We hear it frequently said by lost sinners, “There are so many hypocrites in the church.” Well, I am sorry to say that I fear they are right. No doubt there are many hypocrites in the church. One of the twelve Apostles was a hypocrite...Do you know the one thing more than anything else that makes Christians appear like hypocrites?...I believe that unsaved people sense what they do not fully understand nor put into words, that if Christians were what they ought to be...they could not be indifferent about such holy matters as the salvation of sinners. I think that lost sinners everywhere know that if there is a Heaven to gain and a Hell to shun; if death and eternity and salvation and damnation are the themes of such magnitude as the Gospel of Christ teaches, then surely every born-again child of God any price to keep poor, doomed sinners out of Hell! (John R. Rice, D.D., The Golden Path of Successful Personal Soul Winning, Sword of the Lord Publishers, 1961, pp. 123, 124, 125).
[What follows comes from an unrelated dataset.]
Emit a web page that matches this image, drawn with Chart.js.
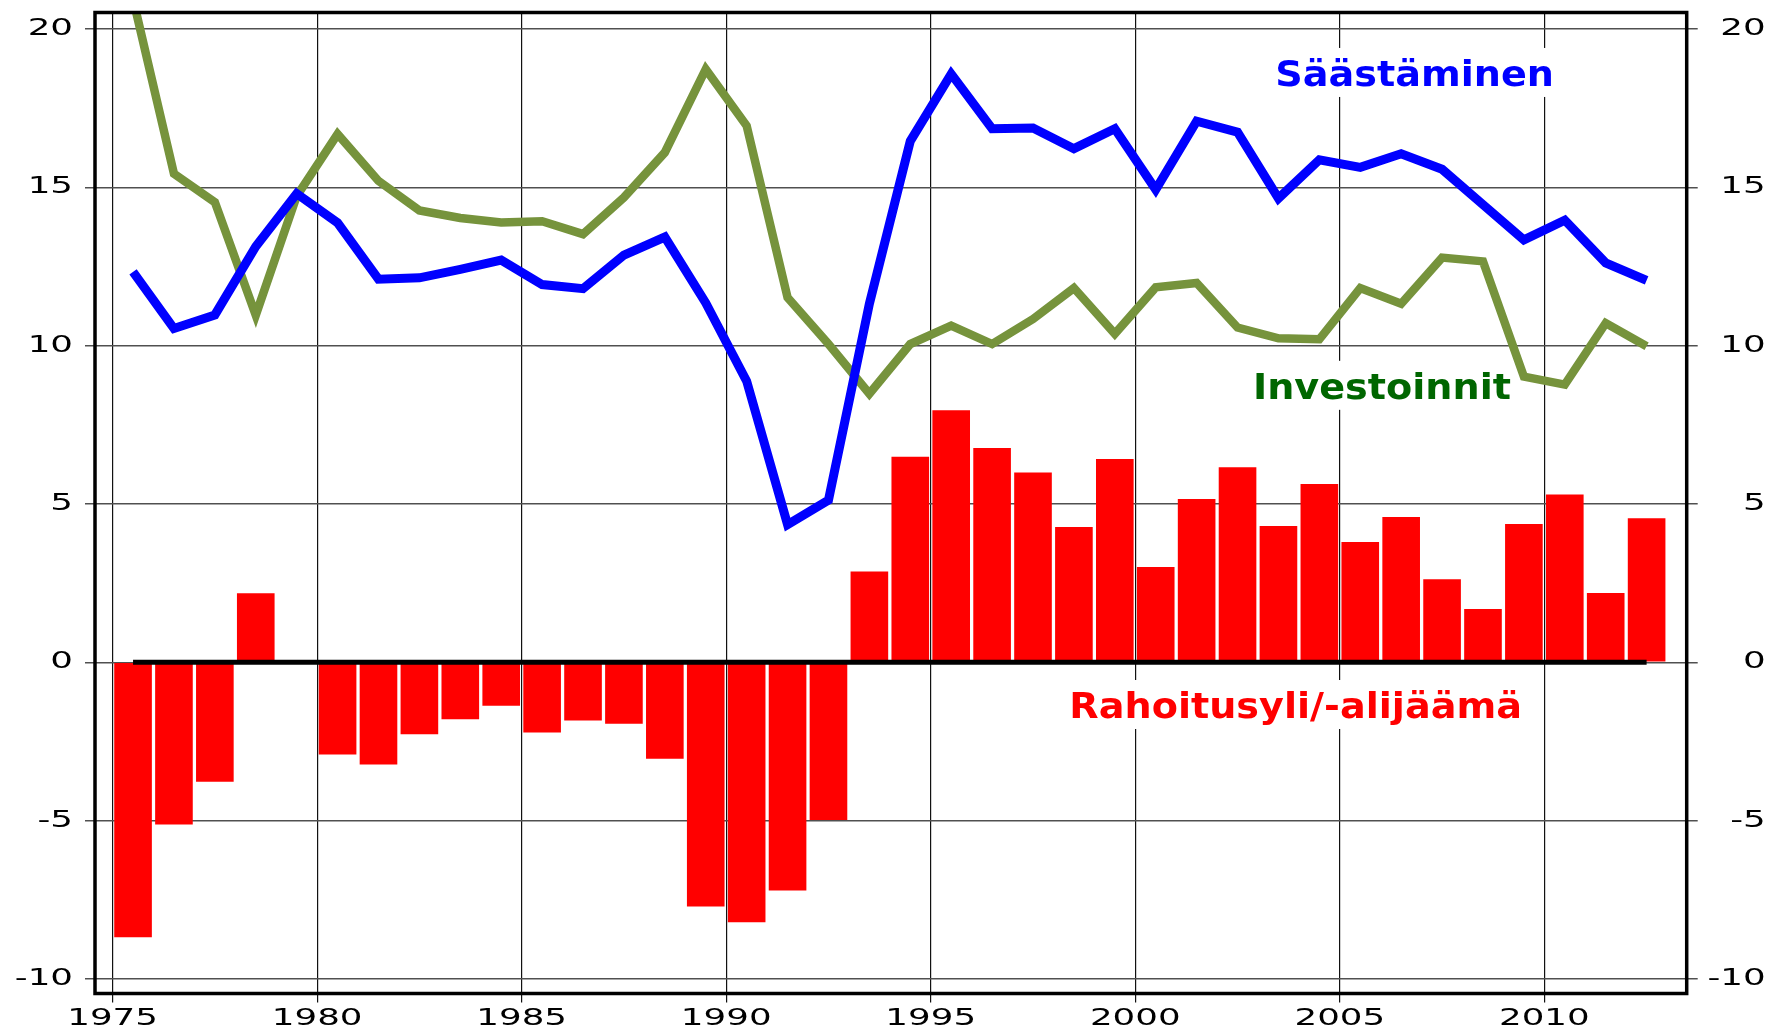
<!DOCTYPE html>
<html lang="fi">
<head>
<meta charset="UTF-8">
<title>Säästäminen, investoinnit ja rahoitusyli/-alijäämä</title>
<script src="https://cdn.jsdelivr.net/npm/chart.js"></script>
<style>
 html, body { margin: 0; padding: 0; background: #fff; }
 canvas { display: block; }
</style>
</head>
<body>
<canvas id="myChart" width="1776" height="1033"></canvas>
<script>
// years of the series (each value is drawn in the middle of its year)
const years = [1975, 1976, 1977, 1978, 1979, 1980, 1981, 1982, 1983, 1984,
 1985, 1986, 1987, 1988, 1989, 1990, 1991, 1992, 1993, 1994,
 1995, 1996, 1997, 1998, 1999, 2000, 2001, 2002, 2003, 2004,
 2005, 2006, 2007, 2008, 2009, 2010, 2011, 2012];

// Säästäminen (blue line)
const saving = [12.33, 10.54, 10.97, 13.13, 14.8, 13.88, 12.1, 12.14, 12.41, 12.7,
 11.93, 11.8, 12.86, 13.43, 11.35, 8.88, 4.35, 5.12, 11.32, 16.46,
 18.58, 16.85, 16.87, 16.22, 16.85, 14.93, 17.09, 16.74, 14.65, 15.87,
 15.63, 16.06, 15.57, 14.45, 13.34, 13.96, 12.61, 12.06];

// Investoinnit (green line)
const investment = [20.95, 15.43, 14.53, 10.96, 14.72, 16.68, 15.2, 14.27, 14.03, 13.89,
 13.93, 13.52, 14.68, 16.1, 18.73, 16.94, 11.52, 10.05, 8.48, 10.05,
 10.63, 10.05, 10.84, 11.82, 10.37, 11.84, 11.98, 10.57, 10.23, 10.2,
 11.82, 11.32, 12.78, 12.66, 9.02, 8.77, 10.71, 9.98];

// Rahoitusyli/-alijäämä (red bars)
const balance = [-8.68, -5.12, -3.77, 2.18, 0.05, -2.91, -3.23, -2.27, -1.8, -1.37,
 -2.22, -1.84, -1.94, -3.05, -7.71, -8.21, -7.21, -4.98, 2.87, 6.49,
 7.96, 6.77, 5.99, 4.27, 6.42, 3.01, 5.16, 6.16, 4.3, 5.63,
 3.8, 4.59, 2.62, 1.68, 4.37, 5.3, 2.19, 4.55];

const xTicks = [1975, 1980, 1985, 1990, 1995, 2000, 2005, 2010];
const yTicks = [-10, -5, 0, 5, 10, 15, 20];

// series labels written inside the plot (x = year, y = baseline value)
const seriesLabels = [
 { text: 'Säästäminen', x: 2006.83, y: 18.2, color: '#0000ff' },
 { text: 'Investoinnit', x: 2006.03, y: 8.32, color: '#006600' },
 { text: 'Rahoitusyli/-alijäämä', x: 2003.92, y: -1.76, color: '#ff0000' }
];

const toPoints = (vals) => years.map((yr, i) => ({ x: yr + 0.5, y: vals[i] }));

// wide lettering like the original: draw text stretched horizontally
function wideText(ctx, text, px, py, align, stretch) {
 ctx.save();
 ctx.translate(px, py);
 ctx.scale(stretch, 1);
 ctx.textAlign = align;
 ctx.fillText(text, 0, 0);
 ctx.restore();
}

const decorations = {
 id: 'decorations',
 beforeDatasetsDraw(chart) {
 const { ctx, scales: { x, y } } = chart;
 ctx.save();
 ctx.font = 'bold 36px "DejaVu Sans"';
 ctx.textBaseline = 'alphabetic';
 seriesLabels.forEach(l => {
 const w = ctx.measureText(l.text).width * 1.06;
 const px = x.getPixelForValue(l.x);
 const py = y.getPixelForValue(l.y);
 ctx.fillStyle = '#fff';
 ctx.fillRect(px - w / 2 - 8, py - 38, w + 16, 49);
 ctx.fillStyle = l.color;
 wideText(ctx, l.text, px, py, 'center', 1.06);
 });
 ctx.restore();
 },
 afterDatasetsDraw(chart) {
 const { ctx, chartArea: a } = chart;
 ctx.save();
 ctx.strokeStyle = '#000';
 ctx.lineWidth = 3.5;
 ctx.strokeRect(a.left, a.top, a.right - a.left, a.bottom - a.top);
 ctx.restore();
 },
 afterDraw(chart) {
 const { ctx, chartArea: a, scales: { x, y } } = chart;
 ctx.save();
 ctx.font = '23px "DejaVu Sans"';
 ctx.fillStyle = '#000';
 ctx.textBaseline = 'middle';
 y.ticks.forEach(t => {
 const py = y.getPixelForValue(t.value);
 wideText(ctx, String(t.value), a.left - 22, py, 'right', 1.55);
 wideText(ctx, String(t.value), a.right + 79, py, 'right', 1.55);
 });
 x.ticks.forEach(t => {
 wideText(ctx, String(t.value), x.getPixelForValue(t.value), a.bottom + 25.5, 'center', 1.55);
 });
 ctx.restore();
 }
};

const ctx = document.getElementById('myChart').getContext('2d');
const myChart = new Chart(ctx, {
 data: {
 datasets: [
 {
 type: 'line',
 label: 'nolla',
 data: toPoints(years.map(() => 0)),
 borderColor: '#000',
 borderWidth: 5,
 pointRadius: 0,
 order: 0
 },
 {
 type: 'line',
 label: 'Säästäminen',
 data: toPoints(saving),
 borderColor: '#0000ff',
 borderWidth: 9,
 borderJoinStyle: 'miter',
 pointRadius: 0,
 tension: 0,
 order: 1
 },
 {
 type: 'line',
 label: 'Investoinnit',
 data: toPoints(investment),
 borderColor: '#76933c',
 borderWidth: 8.5,
 borderJoinStyle: 'miter',
 pointRadius: 0,
 tension: 0,
 order: 2
 },
 {
 type: 'bar',
 label: 'Rahoitusyli/-alijäämä',
 data: toPoints(balance),
 backgroundColor: '#ff0000',
 borderWidth: 0,
 barPercentage: 0.92,
 categoryPercentage: 1,
 order: 3
 }
 ]
 },
 options: {
 responsive: false,
 animation: false,
 layout: { padding: { top: 12.5, left: 0, right: 0, bottom: 0 } },
 plugins: { legend: { display: false }, tooltip: { enabled: false } },
 scales: {
 x: {
 type: 'linear',
 position: 'bottom',
 offset: false,
 min: 1974.57,
 max: 2013.48,
 afterBuildTicks: (s) => { s.ticks = xTicks.map(v => ({ value: v })); },
 afterFit: (s) => { s.height = 39.5; },
 ticks: { display: false },
 border: { display: false },
 grid: { offset: false, color: '#111', lineWidth: 1.2, tickLength: 9 }
 },
 y: {
 type: 'linear',
 position: 'left',
 min: -10.46,
 max: 20.52,
 afterBuildTicks: (s) => { s.ticks = yTicks.map(v => ({ value: v })); },
 afterFit: (s) => { s.width = 95; },
 ticks: { display: false },
 border: { display: false },
 grid: { color: '#505050', lineWidth: 1.5, tickLength: 10 }
 },
 y2: {
 type: 'linear',
 position: 'right',
 min: -10.46,
 max: 20.52,
 afterBuildTicks: (s) => { s.ticks = yTicks.map(v => ({ value: v })); },
 afterFit: (s) => { s.width = 89.3; },
 ticks: { display: false },
 border: { display: false },
 grid: { drawOnChartArea: false, color: '#505050', lineWidth: 1.5, tickLength: 11 }
 }
 }
 },
 plugins: [decorations]
});
</script>
</body>
</html>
Indifference in compassionate soul winning brands church members as hypocrites in the eyes of the world. People sense, “If these church people really believed what they say, they would do more to help others become Christians.” You know they think that! Let us strip away this reproach by loving and caring for the lost people that come into our church each Sunday!

Make me a blessing, Make me a blessing,
     Out of my life may Jesus shine;
Make me a blessing, O Saviour, I pray,
     Make me a blessing to someone today.

This hymn is actually a prayer. May this become the prayer of our own hearts. In Jesus’ name, Amen.